Campaigners say they have been hurt by suggestions they live in “mansions” that they now expect the taxpayer to rebuild. They point out that the average house size in the county is 2,400sq ft, and they dispute the €3.2 billion figure given for rebuilding costs.

Shaun Gibbons outside his mica-affected home in Kerrykeel. ‘I’m filling and painting the cracks every year,’ he says. Photograph: Joe Dunne
Sean Gibbons outside his mica-affected home in Kerrykeel. ‘I’m filling and painting the cracks every year,’ he says. Photograph: Joe Dunne

“I still have not met anyone yet who has said, ‘Thank God, I’m going to get a brand new house, and all I have to do is pay €60,000 on top of it’. I don’t know anyone who’s happy with this,” says Paul Dunlop, professor of glaciology and research director for geography and environmental sciences at Ulster University, and also an affected homeowner.
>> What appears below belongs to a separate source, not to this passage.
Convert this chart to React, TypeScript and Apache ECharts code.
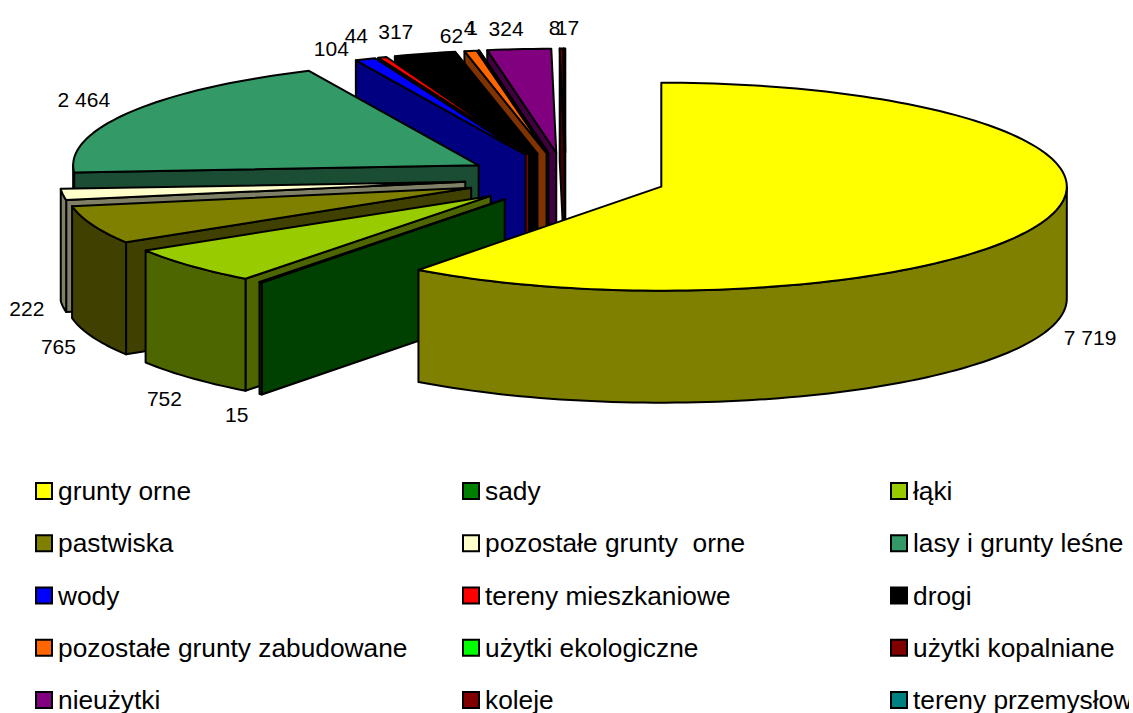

“We bought this house to live in it for the rest of our life. We don’t live in a mansion. We live in a housing estate.”

Contrary to reports that homeowners are looking for new kitchens, windows and internal doors, Diver says he and others will reuse what they can.

“There’s families not coping at all,” says Paddy Diver. “There’s been separations. There’s been divorces. There are people with mental health issues. There’s pensioners taking sleeping tablets to get to sleep. There’s pensioners waiting for emergency accommodation.”

“It is a slow-moving earthquake,” says Eamonn Jackson. “Everything is crumbling in slow motion. If an earthquake was to happen in Donegal, and 7,000 homes were all affected and some collapsed and many were cracked, the Government would be sending people from all areas of the country to help.”